Siapa Pencari Keuntungan Perceraian Indonesia–Papua?

Oleh: Varhan Abdul Aziz*

YANG sudah menikah, punya istri cantik, pasti akan menjaga istrinya baik–baik. Karena kalau tidak dijaga, diluar banyak orang yang siap menjaganya. Kalau ada rumah tangga yang baik–baik saja, tiba–tiba geger, karena ada pihak ketiga yang tampan, membujuk sang istri untuk berpisah, lalu jalan dengan dirinya.

Bacaan Lainnya

Pasti sang suami tidak terima dan akan mempertahankan Istri tercintanya. Karena sang suami yang telah selama ini menjaga, menafkahi, merawat dan mencintai sang istri, tidak rela Istri sah dan halal-nya direbut oleh orang tidak bertanggungjawab yang hanya mencari keuntungan sesaat.

Begitulah analogi romansa rumah tangga Indonesia dan Papua. Indonesia yang sedang diuji kesetiaan cintanya. Ikatan cinta NKRI pada Papua terjalin resmi pada tanggal 1 Mei 1963. Indonesia menunjukan kesungguhan memiliki Papua dengan harga yang mahal, dengan perjuangan, darah dan nyawa.

Penerjunan Airborne Trikora Terbesar di Hutan Merauke, Pertempuran Laut Aru, juga Operasi Amfibi terbesar di Indonesia, Operasi Jaya Wijaya. Betapa untuk mendapatkan Papua, ratusan nyawa lepas dari jasadnya di hutan belantara, rawa–rawa papua, pesisir pantai pertempuran, sampai di tengah lautan.

Cinta ini bukan hanya sepihak, NKRI dan Papua saling mencintai. Hasil Penentuan Pendapat Rakyat/PAPERA (referendum) tahun 1969, menyatakan rakyat Irian (nama sebelumnya) menginginkan hidup bersama Merah Putih di dada. Pahlawan nasional Papua Frans Kaisiepo adalah yang mengusulkan pergantian nama dari New Guenea menjadi Irian, dengan makna ‘Tanah yang Panas’, namun nama ini juga dijadikan sebuah akronim. Ikut Republik Indonesia Anti Nederland. Para Pahlawan, Tetua adat dan generasi Papua terdahulu, telah sepakat menguatkan cintanya kepada NKRI dengan penuh kebanggaan dan kebulatan hati.

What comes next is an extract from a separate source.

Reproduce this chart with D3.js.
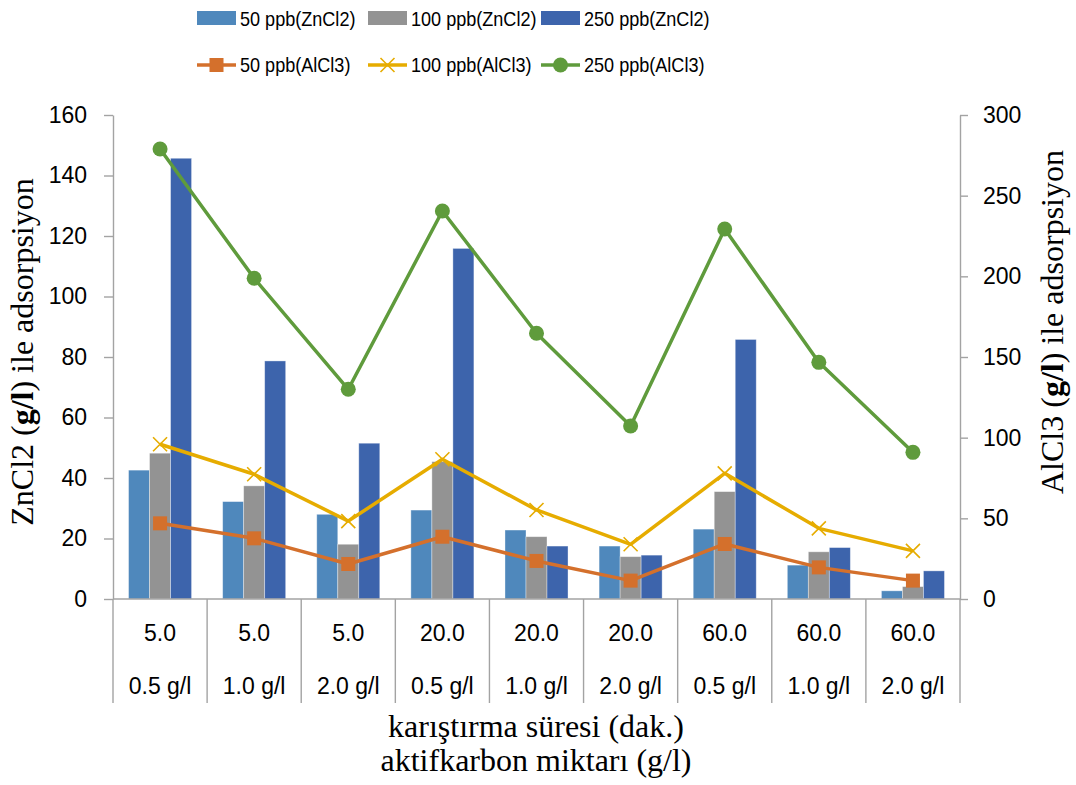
<!DOCTYPE html>
<html>
<head>
<meta charset="utf-8">
<script src="https://cdn.jsdelivr.net/npm/d3@7"></script>
<style>
  body { margin: 0; background: #fff; }
  text { fill: #000; }
</style>
</head>
<body>
<svg id="chart"></svg>
<script>
// Category labels (two rows under the x axis)
const stirTimes = ["5.0", "5.0", "5.0", "20.0", "20.0", "20.0", "60.0", "60.0", "60.0"];
const carbonAmounts = ["0.5 g/l", "1.0 g/l", "2.0 g/l", "0.5 g/l", "1.0 g/l", "2.0 g/l", "0.5 g/l", "1.0 g/l", "2.0 g/l"];

// Bars (left axis)
const zn50 = [42.6, 32.2, 28.0, 29.4, 22.8, 17.5, 23.1, 11.2, 2.7];
const zn100 = [48.2, 37.4, 18.1, 45.4, 20.6, 14.0, 35.5, 15.6, 4.1];
const zn250 = [145.7, 78.7, 51.5, 115.9, 17.5, 14.5, 85.8, 17.0, 9.3];

// Lines (right axis)
const al50 = [46.9, 37.6, 21.7, 38.6, 23.6, 11.4, 34.1, 19.6, 11.4];
const al100 = [95.9, 77.3, 48.3, 86.6, 55.2, 33.9, 77.9, 43.8, 29.8];
const al250 = [278.9, 198.8, 130.0, 240.5, 164.7, 107.2, 229.3, 146.7, 90.9];

const leftTicks = [0, 20, 40, 60, 80, 100, 120, 140, 160];
const rightTicks = [0, 50, 100, 150, 200, 250, 300];

const barSeries = [
    { name: "50 ppb(ZnCl2)", values: zn50, color: "#4F88BC" },
    { name: "100 ppb(ZnCl2)", values: zn100, color: "#939393" },
    { name: "250 ppb(ZnCl2)", values: zn250, color: "#3D64AC" }
];
const lineSeries = [
    { name: "50 ppb(AlCl3)", values: al50, color: "#D4702C", marker: "square" },
    { name: "100 ppb(AlCl3)", values: al100, color: "#E6AC00", marker: "x" },
    { name: "250 ppb(AlCl3)", values: al250, color: "#5F9B3C", marker: "circle" }
];

const W = 1076, H = 785;
const plot = { left: 113, right: 960, top: 115, bottom: 599 };
const axisColor = "#A3A3A3";
const sans = "'Liberation Sans', Arial, sans-serif";
const serif = "'Liberation Serif', 'Times New Roman', serif";

const svg = d3.select("#chart")
    .attr("width", W)
    .attr("height", H)
    .style("display", "block");

const idx = d3.range(stirTimes.length);

// X scales
const x0 = d3.scaleBand()
    .domain(idx)
    .range([plot.left, plot.right])
    .padding(0);

const x1 = d3.scaleBand()
    .domain(barSeries.map(s => s.name))
    .range([0, x0.bandwidth()])
    .paddingInner(0)
    .paddingOuter(0.74);

// Y scales
const yL = d3.scaleLinear().domain([0, 160]).range([plot.bottom, plot.top]);
const yR = d3.scaleLinear().domain([0, 300]).range([plot.bottom, plot.top]);

// Bars
barSeries.forEach(s => {
    svg.append("g")
        .selectAll("rect")
        .data(s.values)
        .enter().append("rect")
        .attr("x", (d, i) => x0(i) + x1(s.name))
        .attr("width", x1.bandwidth())
        .attr("y", d => yL(d))
        .attr("height", d => yL(0) - yL(d))
        .attr("fill", s.color)
        .attr("stroke", "#ffffff")
        .attr("stroke-opacity", 0.45)
        .attr("stroke-width", 0.8);
});

// Left axis
const gL = svg.append("g")
    .attr("transform", "translate(" + plot.left + ",0)")
    .call(d3.axisLeft(yL).tickValues(leftTicks).tickSize(9).tickSizeOuter(0).tickPadding(17));

// Right axis
const gR = svg.append("g")
    .attr("transform", "translate(" + plot.right + ",0)")
    .call(d3.axisRight(yR).tickValues(rightTicks).tickSize(8).tickSizeOuter(0).tickPadding(15));

[gL, gR].forEach(g => {
    g.selectAll("path, line").attr("stroke", axisColor).attr("stroke-width", 1.4);
    g.selectAll("text")
        .style("font-family", sans)
        .style("font-size", "23px")
        .attr("fill", "#000");
});

// X axis line and category separators
svg.append("line")
    .attr("x1", plot.left).attr("x2", plot.right)
    .attr("y1", plot.bottom).attr("y2", plot.bottom)
    .attr("stroke", axisColor).attr("stroke-width", 1.4);

const bounds = idx.map(i => x0(i)).concat([plot.right]);
svg.append("g")
    .selectAll("line")
    .data(bounds)
    .enter().append("line")
    .attr("x1", d => d).attr("x2", d => d)
    .attr("y1", plot.bottom).attr("y2", plot.bottom + 104)
    .attr("stroke", axisColor).attr("stroke-width", 1.4);

const catLabels = svg.append("g")
    .style("font-family", sans)
    .style("font-size", "23px")
    .attr("text-anchor", "middle");

catLabels.selectAll(".row1")
    .data(stirTimes)
    .enter().append("text")
    .attr("class", "row1")
    .attr("x", (d, i) => x0(i) + x0.bandwidth() / 2)
    .attr("y", 641)
    .text(d => d);

catLabels.selectAll(".row2")
    .data(carbonAmounts)
    .enter().append("text")
    .attr("class", "row2")
    .attr("x", (d, i) => x0(i) + x0.bandwidth() / 2)
    .attr("y", 694)
    .text(d => d);

// Lines with markers
const cx = i => x0(i) + x0.bandwidth() / 2;

function drawMarker(g, type, color, x, y) {
    if (type === "square") {
        g.append("rect")
            .attr("x", x - 7).attr("y", y - 7)
            .attr("width", 14).attr("height", 14)
            .attr("fill", color);
    } else if (type === "circle") {
        g.append("circle")
            .attr("cx", x).attr("cy", y).attr("r", 7.5)
            .attr("fill", color);
    } else {
        g.append("path")
            .attr("d", "M" + (x - 7) + "," + (y - 7) + "L" + (x + 7) + "," + (y + 7) +
                "M" + (x - 7) + "," + (y + 7) + "L" + (x + 7) + "," + (y - 7))
            .attr("stroke", color)
            .attr("stroke-width", 1.6)
            .attr("fill", "none");
    }
}

const line = d3.line()
    .x((d, i) => cx(i))
    .y(d => yR(d));

lineSeries.forEach(s => {
    const g = svg.append("g");
    g.append("path")
        .datum(s.values)
        .attr("d", line)
        .attr("fill", "none")
        .attr("stroke", s.color)
        .attr("stroke-width", 3.5)
        .attr("stroke-linejoin", "round");
    s.values.forEach((v, i) => drawMarker(g, s.marker, s.color, cx(i), yR(v)));
});

// Legend (text squeezed a bit to mimic the narrow Calibri look)
const legendX = [197, 368, 541];
const legend = svg.append("g")
    .style("font-family", sans)
    .style("font-size", "21px");

function legendText(x, y, label) {
    const t = legend.append("text").attr("x", x).attr("y", y).text(label);
    const len = t.node().getComputedTextLength();
    t.attr("textLength", len * 0.86).attr("lengthAdjust", "spacingAndGlyphs");
}

barSeries.forEach((s, i) => {
    legend.append("rect")
        .attr("x", legendX[i]).attr("y", 11)
        .attr("width", 39).attr("height", 14)
        .attr("fill", s.color);
    legendText(legendX[i] + 43, 26, s.name);
});

lineSeries.forEach((s, i) => {
    const g = legend.append("g");
    g.append("line")
        .attr("x1", legendX[i]).attr("x2", legendX[i] + 39)
        .attr("y1", 65).attr("y2", 65)
        .attr("stroke", s.color).attr("stroke-width", 3.5);
    drawMarker(g, s.marker, s.color, legendX[i] + 19.5, 65);
    legendText(legendX[i] + 43, 72, s.name);
});

// Axis titles
const leftTitle = svg.append("text")
    .attr("transform", "translate(33," + ((plot.top + plot.bottom) / 2 - 5) + ") rotate(-90)")
    .attr("text-anchor", "middle")
    .style("font-family", serif)
    .style("font-size", "32px");
leftTitle.append("tspan").text("ZnCl2 (");
leftTitle.append("tspan").style("font-weight", "bold").text("g/l");
leftTitle.append("tspan").text(") ile adsorpsiyon");

const rightTitle = svg.append("text")
    .attr("transform", "translate(1063," + ((plot.top + plot.bottom) / 2 - 35) + ") rotate(-90)")
    .attr("text-anchor", "middle")
    .style("font-family", serif)
    .style("font-size", "32px");
rightTitle.append("tspan").text("AlCl3 (");
rightTitle.append("tspan").style("font-weight", "bold").text("g/l");
rightTitle.append("tspan").text(") ile adsorpsiyon");

svg.append("text")
    .attr("x", 536).attr("y", 737)
    .attr("text-anchor", "middle")
    .style("font-family", serif)
    .style("font-size", "32px")
    .text("karıştırma süresi (dak.)");

svg.append("text")
    .attr("x", 536).attr("y", 771)
    .attr("text-anchor", "middle")
    .style("font-family", serif)
    .style("font-size", "32px")
    .text("aktifkarbon miktarı (g/l)");
</script>
</body>
</html>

Berkali–kali kesucian cinta ini diuji , berdasarkan catatan Wikipedia, sejak tahun 1968–1998, lebih dari 20 kali konflik terjadi di Papua. Hal ini karena adanya pihak ketiga yang tidak menginginkan keutuhan kasih NKRI pada Papua terus terjalin. Adalah Organisasi Papua Merdeka (OPM), residu dari peninggalan Belanda di masa lampau. Kala mereka masih setengah hati melepas Papua pada NKRI.

Hari ini Belanda sudah mengikhlaskan Papua sepenuhnya, namun OPM masih tetap menurunkan doktrin perpecahan untuk melepaskan Tanah Papua. Tujuan awal OPM adalah pembentukan Negara Boneka Papua untuk Belanda. Hari ini tujuan tersebut menjadi disorientasi dan penuh dengan ketidakjelasan tujuan.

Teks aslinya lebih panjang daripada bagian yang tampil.